# WRITTEN TASK
Copy all lines below exactly as written. Leave pictures out.

+++ SUPPLIED DATA

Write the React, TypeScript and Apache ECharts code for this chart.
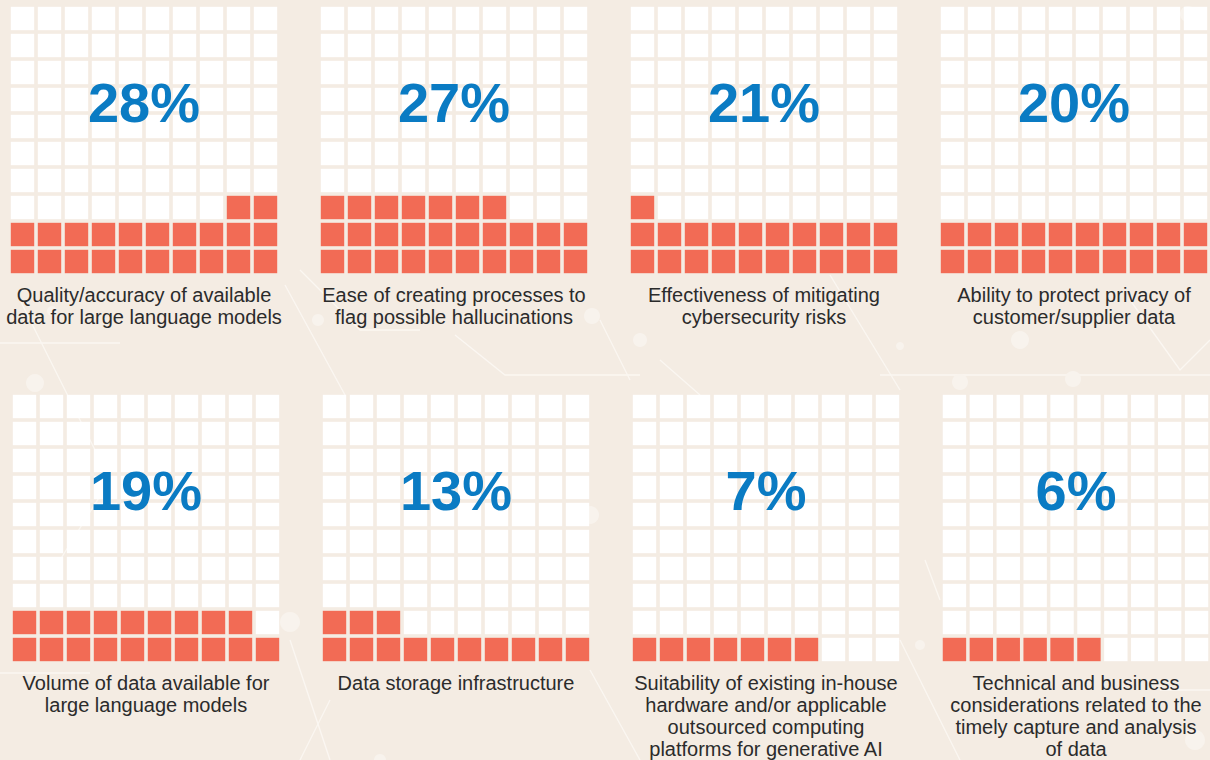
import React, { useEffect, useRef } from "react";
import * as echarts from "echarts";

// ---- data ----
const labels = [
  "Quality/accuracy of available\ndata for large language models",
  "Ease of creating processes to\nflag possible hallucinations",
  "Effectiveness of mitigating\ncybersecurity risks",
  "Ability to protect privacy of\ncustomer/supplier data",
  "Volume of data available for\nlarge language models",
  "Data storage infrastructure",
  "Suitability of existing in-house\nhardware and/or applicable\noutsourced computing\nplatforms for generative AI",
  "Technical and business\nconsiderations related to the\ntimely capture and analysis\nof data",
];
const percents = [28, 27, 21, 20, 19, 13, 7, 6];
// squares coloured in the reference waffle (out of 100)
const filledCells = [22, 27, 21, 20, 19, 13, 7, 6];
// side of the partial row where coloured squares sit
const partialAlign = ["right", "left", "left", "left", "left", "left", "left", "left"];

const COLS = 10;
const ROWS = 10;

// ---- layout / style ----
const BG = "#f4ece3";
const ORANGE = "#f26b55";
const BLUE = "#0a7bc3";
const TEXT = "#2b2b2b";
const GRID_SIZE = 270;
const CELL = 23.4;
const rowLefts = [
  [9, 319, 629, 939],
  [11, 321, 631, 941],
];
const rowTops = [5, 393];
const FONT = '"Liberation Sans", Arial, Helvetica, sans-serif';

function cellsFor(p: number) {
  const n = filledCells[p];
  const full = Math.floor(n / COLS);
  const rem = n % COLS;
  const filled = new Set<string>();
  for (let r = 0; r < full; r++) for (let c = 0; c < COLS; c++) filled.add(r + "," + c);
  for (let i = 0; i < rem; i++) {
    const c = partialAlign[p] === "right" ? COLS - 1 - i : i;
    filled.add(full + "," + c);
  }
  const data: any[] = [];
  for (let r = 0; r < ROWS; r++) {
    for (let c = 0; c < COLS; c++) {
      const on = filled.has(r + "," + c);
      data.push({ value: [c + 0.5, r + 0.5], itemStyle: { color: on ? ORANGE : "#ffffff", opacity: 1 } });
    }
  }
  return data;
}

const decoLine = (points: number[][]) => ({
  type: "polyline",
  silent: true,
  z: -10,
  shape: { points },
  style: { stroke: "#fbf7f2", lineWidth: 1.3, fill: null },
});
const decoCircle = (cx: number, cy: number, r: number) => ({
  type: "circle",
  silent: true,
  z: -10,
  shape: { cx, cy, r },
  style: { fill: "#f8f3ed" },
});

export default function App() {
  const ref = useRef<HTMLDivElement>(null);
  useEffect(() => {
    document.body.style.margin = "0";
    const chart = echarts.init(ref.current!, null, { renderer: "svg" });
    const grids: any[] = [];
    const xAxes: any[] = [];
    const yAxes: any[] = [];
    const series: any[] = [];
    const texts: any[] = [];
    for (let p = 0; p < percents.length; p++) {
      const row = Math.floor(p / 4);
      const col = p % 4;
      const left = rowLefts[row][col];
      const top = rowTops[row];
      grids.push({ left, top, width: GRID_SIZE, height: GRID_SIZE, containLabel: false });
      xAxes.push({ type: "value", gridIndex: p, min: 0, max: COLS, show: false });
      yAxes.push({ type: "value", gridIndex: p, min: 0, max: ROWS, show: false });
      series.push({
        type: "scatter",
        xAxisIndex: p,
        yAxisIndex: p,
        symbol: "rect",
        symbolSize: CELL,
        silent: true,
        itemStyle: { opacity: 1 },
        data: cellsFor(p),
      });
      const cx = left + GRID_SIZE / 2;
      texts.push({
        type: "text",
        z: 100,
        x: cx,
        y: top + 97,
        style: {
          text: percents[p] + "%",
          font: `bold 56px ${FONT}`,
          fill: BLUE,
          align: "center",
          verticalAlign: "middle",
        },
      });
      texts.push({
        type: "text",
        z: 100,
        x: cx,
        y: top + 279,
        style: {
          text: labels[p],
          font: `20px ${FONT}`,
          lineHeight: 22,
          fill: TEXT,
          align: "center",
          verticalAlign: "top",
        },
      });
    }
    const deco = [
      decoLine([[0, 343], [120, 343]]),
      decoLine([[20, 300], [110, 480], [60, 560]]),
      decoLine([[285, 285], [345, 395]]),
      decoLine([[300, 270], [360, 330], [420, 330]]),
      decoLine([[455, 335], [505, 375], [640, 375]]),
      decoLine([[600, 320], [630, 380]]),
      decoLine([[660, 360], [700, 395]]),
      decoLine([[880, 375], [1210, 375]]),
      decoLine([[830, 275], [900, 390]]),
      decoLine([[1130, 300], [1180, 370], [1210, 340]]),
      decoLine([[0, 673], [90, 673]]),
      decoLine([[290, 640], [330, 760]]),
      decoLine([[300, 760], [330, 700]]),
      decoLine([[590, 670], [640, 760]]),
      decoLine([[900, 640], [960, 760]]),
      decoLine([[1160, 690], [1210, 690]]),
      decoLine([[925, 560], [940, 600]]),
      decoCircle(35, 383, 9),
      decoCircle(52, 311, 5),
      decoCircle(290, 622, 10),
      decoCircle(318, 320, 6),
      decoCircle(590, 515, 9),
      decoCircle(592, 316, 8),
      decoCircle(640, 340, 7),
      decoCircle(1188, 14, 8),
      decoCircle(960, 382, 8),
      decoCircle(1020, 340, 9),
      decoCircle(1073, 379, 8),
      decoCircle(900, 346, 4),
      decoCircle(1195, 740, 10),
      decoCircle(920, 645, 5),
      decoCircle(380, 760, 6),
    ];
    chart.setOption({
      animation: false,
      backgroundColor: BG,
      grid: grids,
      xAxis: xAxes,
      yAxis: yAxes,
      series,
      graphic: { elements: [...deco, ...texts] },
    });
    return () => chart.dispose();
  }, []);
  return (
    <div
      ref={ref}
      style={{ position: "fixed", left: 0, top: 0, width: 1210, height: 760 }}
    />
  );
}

++++++

# EXERCISE ANSWER
Write the React, TypeScript and Apache ECharts code for this chart.
import React, { useEffect, useRef } from "react";
import * as echarts from "echarts";

// ---- data ----
const labels = [
  "Quality/accuracy of available\ndata for large language models",
  "Ease of creating processes to\nflag possible hallucinations",
  "Effectiveness of mitigating\ncybersecurity risks",
  "Ability to protect privacy of\ncustomer/supplier data",
  "Volume of data available for\nlarge language models",
  "Data storage infrastructure",
  "Suitability of existing in-house\nhardware and/or applicable\noutsourced computing\nplatforms for generative AI",
  "Technical and business\nconsiderations related to the\ntimely capture and analysis\nof data",
];
const percents = [28, 27, 21, 20, 19, 13, 7, 6];
// squares coloured in the reference waffle (out of 100)
const filledCells = [22, 27, 21, 20, 19, 13, 7, 6];
// side of the partial row where coloured squares sit
const partialAlign = ["right", "left", "left", "left", "left", "left", "left", "left"];

const COLS = 10;
const ROWS = 10;

// ---- layout / style ----
const BG = "#f4ece3";
const ORANGE = "#f26b55";
const BLUE = "#0a7bc3";
const TEXT = "#2b2b2b";
const GRID_SIZE = 270;
const CELL = 23.4;
const rowLefts = [
  [9, 319, 629, 939],
  [11, 321, 631, 941],
];
const rowTops = [5, 393];
const FONT = '"Liberation Sans", Arial, Helvetica, sans-serif';

function cellsFor(p: number) {
  const n = filledCells[p];
  const full = Math.floor(n / COLS);
  const rem = n % COLS;
  const filled = new Set<string>();
  for (let r = 0; r < full; r++) for (let c = 0; c < COLS; c++) filled.add(r + "," + c);
  for (let i = 0; i < rem; i++) {
    const c = partialAlign[p] === "right" ? COLS - 1 - i : i;
    filled.add(full + "," + c);
  }
  const data: any[] = [];
  for (let r = 0; r < ROWS; r++) {
    for (let c = 0; c < COLS; c++) {
      const on = filled.has(r + "," + c);
      data.push({ value: [c + 0.5, r + 0.5], itemStyle: { color: on ? ORANGE : "#ffffff", opacity: 1 } });
    }
  }
  return data;
}

const decoLine = (points: number[][]) => ({
  type: "polyline",
  silent: true,
  z: -10,
  shape: { points },
  style: { stroke: "#fbf7f2", lineWidth: 1.3, fill: null },
});
const decoCircle = (cx: number, cy: number, r: number) => ({
  type: "circle",
  silent: true,
  z: -10,
  shape: { cx, cy, r },
  style: { fill: "#f8f3ed" },
});

export default function App() {
  const ref = useRef<HTMLDivElement>(null);
  useEffect(() => {
    document.body.style.margin = "0";
    const chart = echarts.init(ref.current!, null, { renderer: "svg" });
    const grids: any[] = [];
    const xAxes: any[] = [];
    const yAxes: any[] = [];
    const series: any[] = [];
    const texts: any[] = [];
    for (let p = 0; p < percents.length; p++) {
      const row = Math.floor(p / 4);
      const col = p % 4;
      const left = rowLefts[row][col];
      const top = rowTops[row];
      grids.push({ left, top, width: GRID_SIZE, height: GRID_SIZE, containLabel: false });
      xAxes.push({ type: "value", gridIndex: p, min: 0, max: COLS, show: false });
      yAxes.push({ type: "value", gridIndex: p, min: 0, max: ROWS, show: false });
      series.push({
        type: "scatter",
        xAxisIndex: p,
        yAxisIndex: p,
        symbol: "rect",
        symbolSize: CELL,
        silent: true,
        itemStyle: { opacity: 1 },
        data: cellsFor(p),
      });
      const cx = left + GRID_SIZE / 2;
      texts.push({
        type: "text",
        z: 100,
        x: cx,
        y: top + 97,
        style: {
          text: percents[p] + "%",
          font: `bold 56px ${FONT}`,
          fill: BLUE,
          align: "center",
          verticalAlign: "middle",
        },
      });
      texts.push({
        type: "text",
        z: 100,
        x: cx,
        y: top + 279,
        style: {
          text: labels[p],
          font: `20px ${FONT}`,
          lineHeight: 22,
          fill: TEXT,
          align: "center",
          verticalAlign: "top",
        },
      });
    }
    const deco = [
      decoLine([[0, 343], [120, 343]]),
      decoLine([[20, 300], [110, 480], [60, 560]]),
      decoLine([[285, 285], [345, 395]]),
      decoLine([[300, 270], [360, 330], [420, 330]]),
      decoLine([[455, 335], [505, 375], [640, 375]]),
      decoLine([[600, 320], [630, 380]]),
      decoLine([[660, 360], [700, 395]]),
      decoLine([[880, 375], [1210, 375]]),
      decoLine([[830, 275], [900, 390]]),
      decoLine([[1130, 300], [1180, 370], [1210, 340]]),
      decoLine([[0, 673], [90, 673]]),
      decoLine([[290, 640], [330, 760]]),
      decoLine([[300, 760], [330, 700]]),
      decoLine([[590, 670], [640, 760]]),
      decoLine([[900, 640], [960, 760]]),
      decoLine([[1160, 690], [1210, 690]]),
      decoLine([[925, 560], [940, 600]]),
      decoCircle(35, 383, 9),
      decoCircle(52, 311, 5),
      decoCircle(290, 622, 10),
      decoCircle(318, 320, 6),
      decoCircle(590, 515, 9),
      decoCircle(592, 316, 8),
      decoCircle(640, 340, 7),
      decoCircle(1188, 14, 8),
      decoCircle(960, 382, 8),
      decoCircle(1020, 340, 9),
      decoCircle(1073, 379, 8),
      decoCircle(900, 346, 4),
      decoCircle(1195, 740, 10),
      decoCircle(920, 645, 5),
      decoCircle(380, 760, 6),
    ];
    chart.setOption({
      animation: false,
      backgroundColor: BG,
      grid: grids,
      xAxis: xAxes,
      yAxis: yAxes,
      series,
      graphic: { elements: [...deco, ...texts] },
    });
    return () => chart.dispose();
  }, []);
  return (
    <div
      ref={ref}
      style={{ position: "fixed", left: 0, top: 0, width: 1210, height: 760 }}
    />
  );
}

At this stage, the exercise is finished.